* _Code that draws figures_
--

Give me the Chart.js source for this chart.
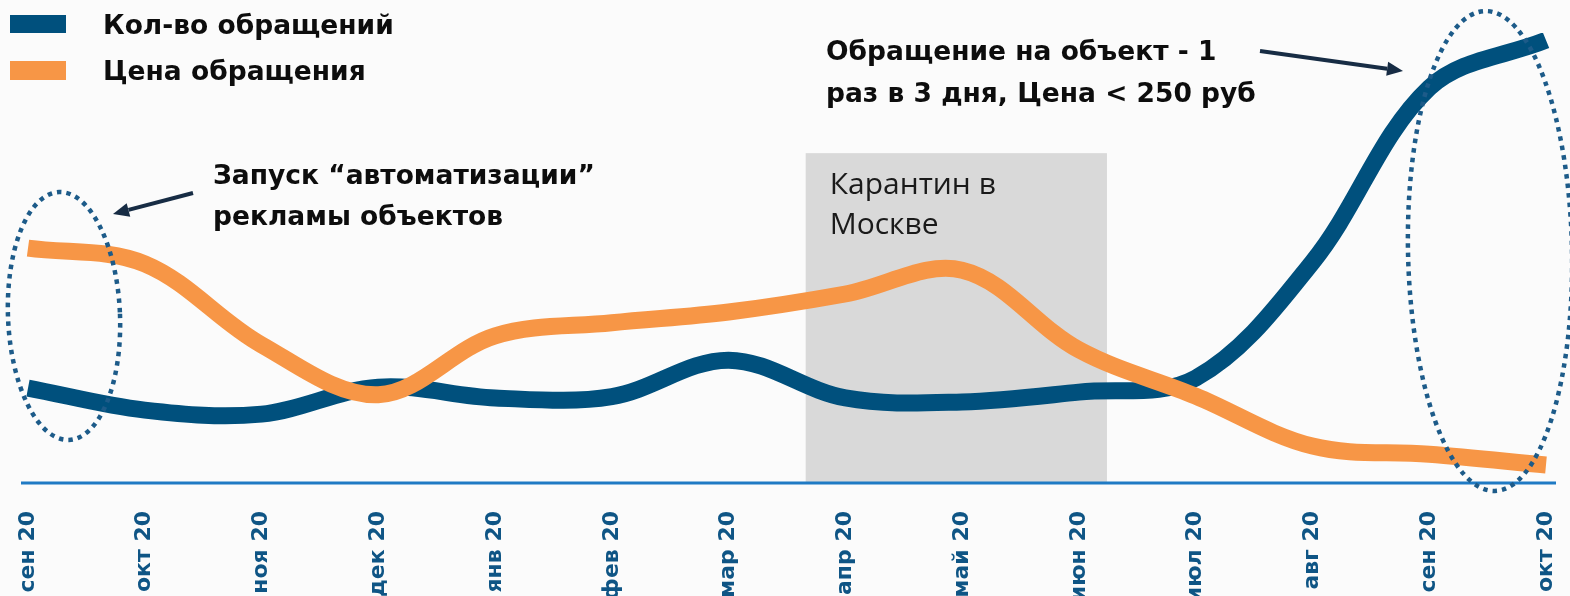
<!DOCTYPE html>
<html>
<head>
<meta charset="utf-8">
<script src="https://cdn.jsdelivr.net/npm/chart.js@4.4.0/dist/chart.umd.min.js"></script>
<style>
  html, body { margin: 0; padding: 0; background: #fbfbfb; overflow: hidden; }
  #wrap { width: 1570px; height: 596px; }
</style>
</head>
<body>
<div id="wrap"><canvas id="chart"></canvas></div>
<script>
// months on the x axis
const labels = ['сен 20', 'окт 20', 'ноя 20', 'дек 20', 'янв 20', 'фев 20', 'мар 20',
  'апр 20', 'май 20', 'июн 20', 'июл 20', 'авг 20', 'сен 20', 'окт 20'];

// series (relative units)
const requests = [21.1, 16.2, 15.3, 21.3, 18.9, 19.2, 27.3, 18.9, 18.0, 20.2, 23.3, 49.1, 87.8, 98.4];
const price = [52.2, 48.7, 30.7, 19.6, 32.7, 35.6, 38.0, 42.0, 47.3, 29.6, 19.3, 8.2, 6.4, 4.0];

// quarantine period, in category index units
const quarantineFrom = 6.66;
const quarantineTo = 9.24;
const quarantineTop = 73.3;

const blue = '#00507d';
const orange = '#f79646';
const boldFont = 'bold 26.5px "DejaVu Sans"';

function arrow(ctx, x1, y1, x2, y2) {
  const a = Math.atan2(y2 - y1, x2 - x1);
  const head = 16, w = 7;
  ctx.save();
  ctx.strokeStyle = '#172c44';
  ctx.fillStyle = '#172c44';
  ctx.lineWidth = 4;
  ctx.beginPath();
  ctx.moveTo(x1, y1);
  ctx.lineTo(x2 - Math.cos(a) * head, y2 - Math.sin(a) * head);
  ctx.stroke();
  ctx.beginPath();
  ctx.moveTo(x2, y2);
  ctx.lineTo(x2 - Math.cos(a) * head - Math.sin(a) * w, y2 - Math.sin(a) * head + Math.cos(a) * w);
  ctx.lineTo(x2 - Math.cos(a) * head + Math.sin(a) * w, y2 - Math.sin(a) * head - Math.cos(a) * w);
  ctx.closePath();
  ctx.fill();
  ctx.restore();
}

function dottedEllipse(ctx, cx, cy, rx, ry, rot) {
  ctx.save();
  ctx.strokeStyle = '#1d5b89';
  ctx.lineWidth = 4.5;
  ctx.setLineDash([4.5, 5]);
  ctx.beginPath();
  ctx.ellipse(cx, cy, rx, ry, rot, 0, Math.PI * 2);
  ctx.stroke();
  ctx.restore();
}

const decor = {
  id: 'decor',
  beforeDraw(chart) {
    const ctx = chart.ctx;
    ctx.save();
    ctx.fillStyle = '#fbfbfb';
    ctx.fillRect(0, 0, chart.width, chart.height);
    ctx.restore();
  },
  beforeDatasetsDraw(chart) {
    const { ctx, scales: { x, y } } = chart;
    const x1 = x.getPixelForValue(quarantineFrom);
    const x2 = x.getPixelForValue(quarantineTo);
    const top = y.getPixelForValue(quarantineTop);
    ctx.save();
    ctx.fillStyle = '#d9d9d9';
    ctx.fillRect(x1, top, x2 - x1, y.bottom - top);
    ctx.fillStyle = '#1a1a1a';
    ctx.font = '30px "Open Sans"';
    ctx.textBaseline = 'alphabetic';
    ctx.fillText('Карантин в', x1 + 24, top + 41);
    ctx.fillText('Москве', x1 + 24, top + 81);
    ctx.restore();
  },
  afterDraw(chart) {
    const { ctx, scales: { y } } = chart;
    ctx.save();
    // axis line
    ctx.strokeStyle = '#1f7ac4';
    ctx.lineWidth = 3;
    ctx.beginPath();
    ctx.moveTo(21, y.bottom);
    ctx.lineTo(1556, y.bottom);
    ctx.stroke();

    // legend
    ctx.fillStyle = blue;
    ctx.fillRect(10, 15, 56, 18);
    ctx.fillStyle = orange;
    ctx.fillRect(10, 61, 56, 19);
    ctx.fillStyle = '#0d0d0d';
    ctx.font = boldFont;
    ctx.textBaseline = 'alphabetic';
    ctx.fillText('Кол-во обращений', 103, 34);
    ctx.fillText('Цена обращения', 103, 80);

    // annotations
    ctx.fillText('Запуск “автоматизации”', 213, 184);
    ctx.fillText('рекламы объектов', 213, 225);
    ctx.fillText('Обращение на объект - 1', 826, 60);
    ctx.fillText('раз в 3 дня, Цена < 250 руб', 826, 102);
    ctx.restore();

    arrow(ctx, 193, 193, 113, 214);
    arrow(ctx, 1260, 51, 1403, 71);

    dottedEllipse(ctx, 64, 316, 56, 124, -0.04);
    dottedEllipse(ctx, 1490, 251, 82, 240, -0.02);
  }
};

new Chart(document.getElementById('chart'), {
  type: 'line',
  data: {
    labels: labels,
    datasets: [
      {
        label: 'Цена обращения',
        data: price,
        borderColor: orange,
        borderWidth: 17,
        borderCapStyle: 'butt',
        borderJoinStyle: 'round',
        tension: 0.35,
        pointRadius: 0,
        fill: false,
      },
      {
        label: 'Кол-во обращений',
        data: requests,
        borderColor: blue,
        borderWidth: 17,
        borderCapStyle: 'butt',
        borderJoinStyle: 'round',
        tension: 0.35,
        pointRadius: 0,
        fill: false,
      },
    ],
  },
  options: {
    responsive: true,
    maintainAspectRatio: false,
    animation: false,
    layout: { padding: { top: 33, left: 28, right: 24, bottom: 0 } },
    plugins: {
      legend: { display: false },
      tooltip: { enabled: false },
    },
    scales: {
      x: {
        offset: false,
        grid: { display: false },
        border: { display: false },
        ticks: {
          autoSkip: false,
          minRotation: 90,
          maxRotation: 90,
          padding: 20,
          color: '#0f5585',
          font: { family: 'DejaVu Sans', weight: 'bold', size: 22 },
        },
        afterFit(scale) {
          scale.height = 113;
          scale.paddingLeft = 0;
          scale.paddingRight = 0;
        },
      },
      y: {
        display: false,
        min: 0,
        max: 100,
      },
    },
  },
  plugins: [decor],
});
</script>
</body>
</html>
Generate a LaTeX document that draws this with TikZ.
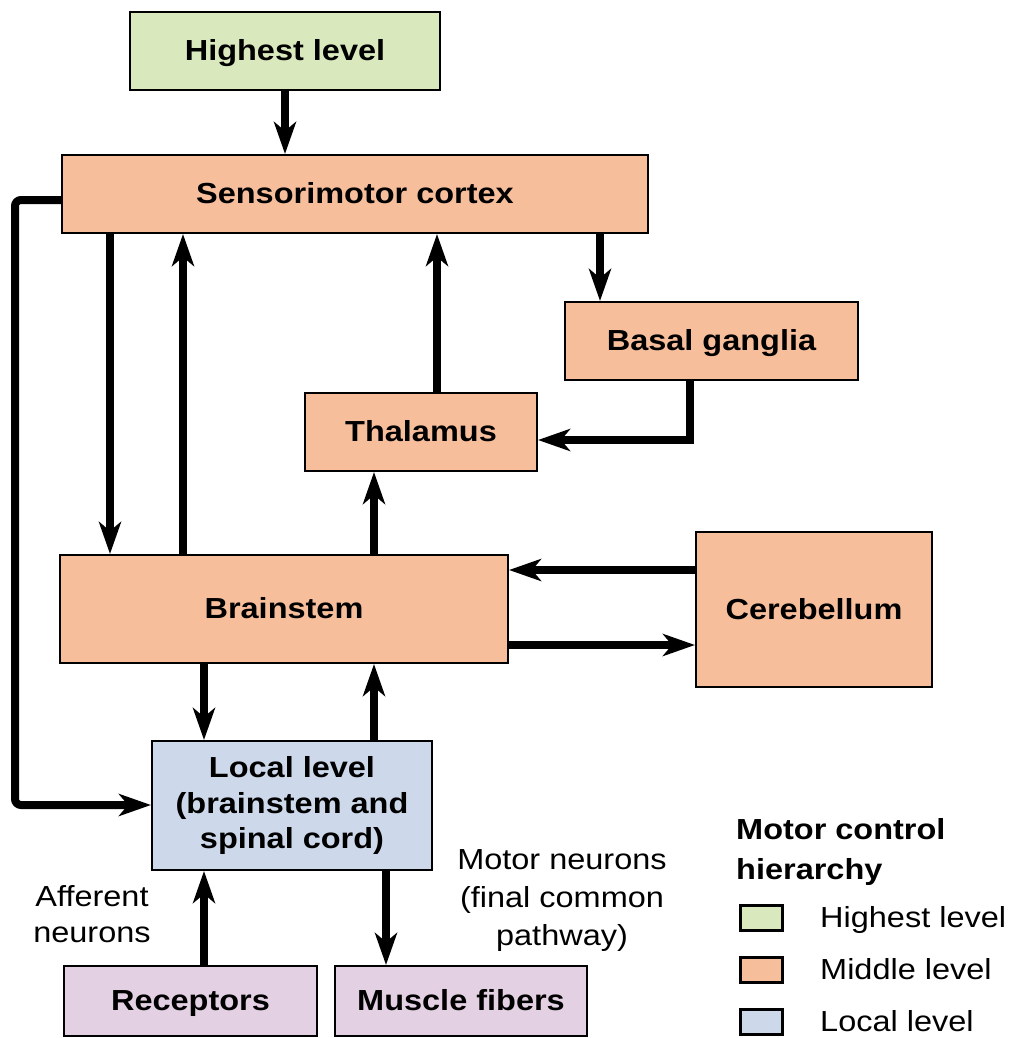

--

* _Written request_
Except for the pictures, copy every line of the records above exactly.

* _Problem solution_
Give me the Chart.js source for this chart.
<!DOCTYPE html>
<html>
<head>
<meta charset="utf-8">
<script src="https://cdn.jsdelivr.net/npm/chart.js@4.4.0/dist/chart.umd.min.js"></script>
<style>
  html, body { margin: 0; padding: 0; background: #fbfbfb; overflow: hidden; }
  #wrap { width: 1570px; height: 596px; }
</style>
</head>
<body>
<div id="wrap"><canvas id="chart"></canvas></div>
<script>
// months on the x axis
const labels = ['сен 20', 'окт 20', 'ноя 20', 'дек 20', 'янв 20', 'фев 20', 'мар 20',
  'апр 20', 'май 20', 'июн 20', 'июл 20', 'авг 20', 'сен 20', 'окт 20'];

// series (relative units)
const requests = [21.1, 16.2, 15.3, 21.3, 18.9, 19.2, 27.3, 18.9, 18.0, 20.2, 23.3, 49.1, 87.8, 98.4];
const price = [52.2, 48.7, 30.7, 19.6, 32.7, 35.6, 38.0, 42.0, 47.3, 29.6, 19.3, 8.2, 6.4, 4.0];

// quarantine period, in category index units
const quarantineFrom = 6.66;
const quarantineTo = 9.24;
const quarantineTop = 73.3;

const blue = '#00507d';
const orange = '#f79646';
const boldFont = 'bold 26.5px "DejaVu Sans"';

function arrow(ctx, x1, y1, x2, y2) {
  const a = Math.atan2(y2 - y1, x2 - x1);
  const head = 16, w = 7;
  ctx.save();
  ctx.strokeStyle = '#172c44';
  ctx.fillStyle = '#172c44';
  ctx.lineWidth = 4;
  ctx.beginPath();
  ctx.moveTo(x1, y1);
  ctx.lineTo(x2 - Math.cos(a) * head, y2 - Math.sin(a) * head);
  ctx.stroke();
  ctx.beginPath();
  ctx.moveTo(x2, y2);
  ctx.lineTo(x2 - Math.cos(a) * head - Math.sin(a) * w, y2 - Math.sin(a) * head + Math.cos(a) * w);
  ctx.lineTo(x2 - Math.cos(a) * head + Math.sin(a) * w, y2 - Math.sin(a) * head - Math.cos(a) * w);
  ctx.closePath();
  ctx.fill();
  ctx.restore();
}

function dottedEllipse(ctx, cx, cy, rx, ry, rot) {
  ctx.save();
  ctx.strokeStyle = '#1d5b89';
  ctx.lineWidth = 4.5;
  ctx.setLineDash([4.5, 5]);
  ctx.beginPath();
  ctx.ellipse(cx, cy, rx, ry, rot, 0, Math.PI * 2);
  ctx.stroke();
  ctx.restore();
}

const decor = {
  id: 'decor',
  beforeDraw(chart) {
    const ctx = chart.ctx;
    ctx.save();
    ctx.fillStyle = '#fbfbfb';
    ctx.fillRect(0, 0, chart.width, chart.height);
    ctx.restore();
  },
  beforeDatasetsDraw(chart) {
    const { ctx, scales: { x, y } } = chart;
    const x1 = x.getPixelForValue(quarantineFrom);
    const x2 = x.getPixelForValue(quarantineTo);
    const top = y.getPixelForValue(quarantineTop);
    ctx.save();
    ctx.fillStyle = '#d9d9d9';
    ctx.fillRect(x1, top, x2 - x1, y.bottom - top);
    ctx.fillStyle = '#1a1a1a';
    ctx.font = '30px "Open Sans"';
    ctx.textBaseline = 'alphabetic';
    ctx.fillText('Карантин в', x1 + 24, top + 41);
    ctx.fillText('Москве', x1 + 24, top + 81);
    ctx.restore();
  },
  afterDraw(chart) {
    const { ctx, scales: { y } } = chart;
    ctx.save();
    // axis line
    ctx.strokeStyle = '#1f7ac4';
    ctx.lineWidth = 3;
    ctx.beginPath();
    ctx.moveTo(21, y.bottom);
    ctx.lineTo(1556, y.bottom);
    ctx.stroke();

    // legend
    ctx.fillStyle = blue;
    ctx.fillRect(10, 15, 56, 18);
    ctx.fillStyle = orange;
    ctx.fillRect(10, 61, 56, 19);
    ctx.fillStyle = '#0d0d0d';
    ctx.font = boldFont;
    ctx.textBaseline = 'alphabetic';
    ctx.fillText('Кол-во обращений', 103, 34);
    ctx.fillText('Цена обращения', 103, 80);

    // annotations
    ctx.fillText('Запуск “автоматизации”', 213, 184);
    ctx.fillText('рекламы объектов', 213, 225);
    ctx.fillText('Обращение на объект - 1', 826, 60);
    ctx.fillText('раз в 3 дня, Цена < 250 руб', 826, 102);
    ctx.restore();

    arrow(ctx, 193, 193, 113, 214);
    arrow(ctx, 1260, 51, 1403, 71);

    dottedEllipse(ctx, 64, 316, 56, 124, -0.04);
    dottedEllipse(ctx, 1490, 251, 82, 240, -0.02);
  }
};

new Chart(document.getElementById('chart'), {
  type: 'line',
  data: {
    labels: labels,
    datasets: [
      {
        label: 'Цена обращения',
        data: price,
        borderColor: orange,
        borderWidth: 17,
        borderCapStyle: 'butt',
        borderJoinStyle: 'round',
        tension: 0.35,
        pointRadius: 0,
        fill: false,
      },
      {
        label: 'Кол-во обращений',
        data: requests,
        borderColor: blue,
        borderWidth: 17,
        borderCapStyle: 'butt',
        borderJoinStyle: 'round',
        tension: 0.35,
        pointRadius: 0,
        fill: false,
      },
    ],
  },
  options: {
    responsive: true,
    maintainAspectRatio: false,
    animation: false,
    layout: { padding: { top: 33, left: 28, right: 24, bottom: 0 } },
    plugins: {
      legend: { display: false },
      tooltip: { enabled: false },
    },
    scales: {
      x: {
        offset: false,
        grid: { display: false },
        border: { display: false },
        ticks: {
          autoSkip: false,
          minRotation: 90,
          maxRotation: 90,
          padding: 20,
          color: '#0f5585',
          font: { family: 'DejaVu Sans', weight: 'bold', size: 22 },
        },
        afterFit(scale) {
          scale.height = 113;
          scale.paddingLeft = 0;
          scale.paddingRight = 0;
        },
      },
      y: {
        display: false,
        min: 0,
        max: 100,
      },
    },
  },
  plugins: [decor],
});
</script>
</body>
</html>
Generate a LaTeX document that draws this with TikZ.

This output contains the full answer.